It is always a very nice thing to keep a substantial cash buffer in an offset account. This helps you save on mortgage interest but is also a supply of readily-available cash in the event of scenarios such as periods of unemployment.
This can be achieved by going for a higher LVR, thereby keeping funds in your control rather than handing them over to the bank in the form of large deposits.
My major concern is employment, what happens if one of us loses job.?
In that case you have to plan for it. What would happen cashflow wise for example – hopefully a rented property wouldn’t be costing you much money per week. How easy would it be for either of you to find a new job, how long would it take for example.
I have a friend with one unencumbered investment property and a main residence at 80% LVR, yet he is terrified of ‘risk’. He won’t invest at all. He only ended up with a new main residence because of moving interstate for work.
I also know people who are buying their 5th property on 90% LVR loans.
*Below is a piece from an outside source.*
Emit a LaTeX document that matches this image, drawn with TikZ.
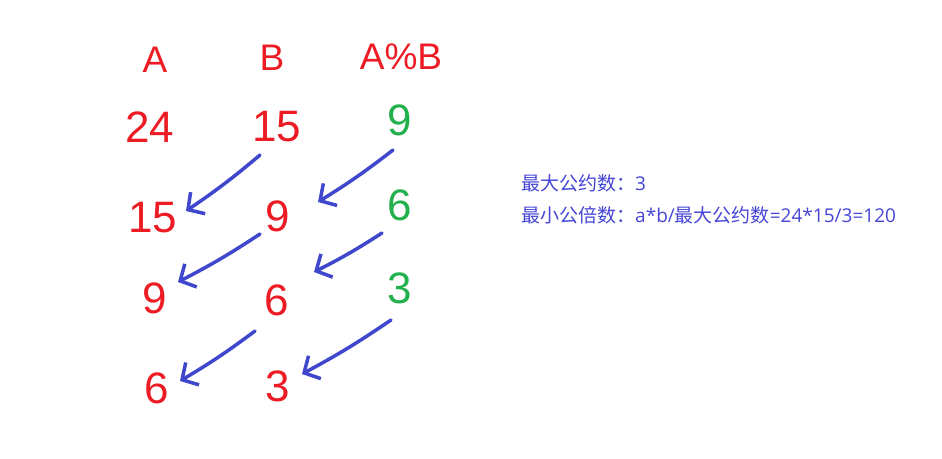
\documentclass[tikz,border=0pt]{standalone}
\usepackage{fontspec}
\setmainfont{Liberation Sans}
\newfontfamily\cjk{Noto Sans CJK SC}
\newfontfamily\lat{Open Sans}
\usetikzlibrary{arrows.meta}
\definecolor{pred}{RGB}{237,28,36}
\definecolor{pgreen}{RGB}{34,177,76}
\definecolor{pblue}{RGB}{63,72,204}
\definecolor{tblue}{RGB}{70,70,215}
\tikzset{
  hand/.style={text=pred, font=\fontsize{44}{44}\selectfont, inner sep=0pt},
  handg/.style={hand, text=pgreen},
  head/.style={text=pred, font=\fontsize{37}{37}\selectfont, inner sep=0pt},
  link/.style={draw=pblue, line width=3.5pt, line cap=round, line join=round,
    -{Straight Barb[length=12pt,width=26pt,line width=3.5pt]}, bend left=3},
  note/.style={text=tblue, font=\lat\fontsize{19}{19}\selectfont, anchor=west, inner sep=0pt}
}
\begin{document}
\begin{tikzpicture}[x=1pt,y=-1pt]
\useasboundingbox[fill=white] (0,0) rectangle (942,458);
% headers
\node[head] (hA) at (155,60) {A};
\node[head] (hB) at (272,58) {B};
\node[head] (hAB) at (401,57) {A\%B};
% rows
\node[hand] (a1) at (150,127) {24};
\node[hand] (b1) at (277,127) {15};
\node[handg] (r1) at (400,120) {9};
\node[hand] (a2) at (153,218) {15};
\node[hand] (b2) at (278,216) {9};
\node[handg] (r2) at (400,205) {6};
\node[hand] (a3) at (155,298) {9};
\node[hand] (b3) at (277,300) {6};
\node[handg] (r3) at (400,288) {3};
\node[hand] (a4) at (157,388) {6};
\node[hand] (b4) at (278,386) {3};
% arrow ends
\coordinate (s1) at (260,155); \coordinate (e1) at (186,211);
\coordinate (s2) at (393,150); \coordinate (e2) at (318,202);
\coordinate (s3) at (260,234); \coordinate (e3) at (178,282);
\coordinate (s4) at (382,233); \coordinate (e4) at (314,272);
\coordinate (s5) at (255,331); \coordinate (e5) at (180,381);
\coordinate (s6) at (391,320); \coordinate (e6) at (302,374);
\draw[link] (s1) to (e1);
\draw[link] (s2) to (e2);
\draw[link] (s3) to (e3);
\draw[link] (s4) to (e4);
\draw[link] (s5) to (e5);
\draw[link] (s6) to (e6);
% notes
\node[note] (n1) at (521,183) {{\cjk 最大公约数：}3};
\node[note] (n2) at (521,215) {{\cjk 最小公倍数：}a*b/{\cjk 最大公约数}=24*15/3=120};
\end{tikzpicture}
\end{document}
Much more risky yet they don’t worry (openly any).
Have you been to see a financial adviser at all? One of the first things they may mention to you is to look into some life insurance and income protection so you are covered with your investments should you be out of work. On top of this you can shape your portfolio to be as passive or aggressive as you feel comfortable with. It really depends on what you are looking to gain from your portfolio which should determine how aggressive you choose to be.
The first and most obvious question is, are you contemplating another IP purchase in your own names, or are you contemplating setting up a Self Managed Super Fund and using your superannuation money as deposit and buying costs on the IP? I'm guessing you'd have sufficient funds in your super to fund a hefty deposit on at least two properties, and with the correct yield, they'd be paying for themselves, such that they'd be paid off by the time you're retired. Hello tax-free rental income!
5.15% is a bit on the low side for yield – certainly when you are no doubt wanting the properties to be debt-free or close to it by the time you hit retirement age.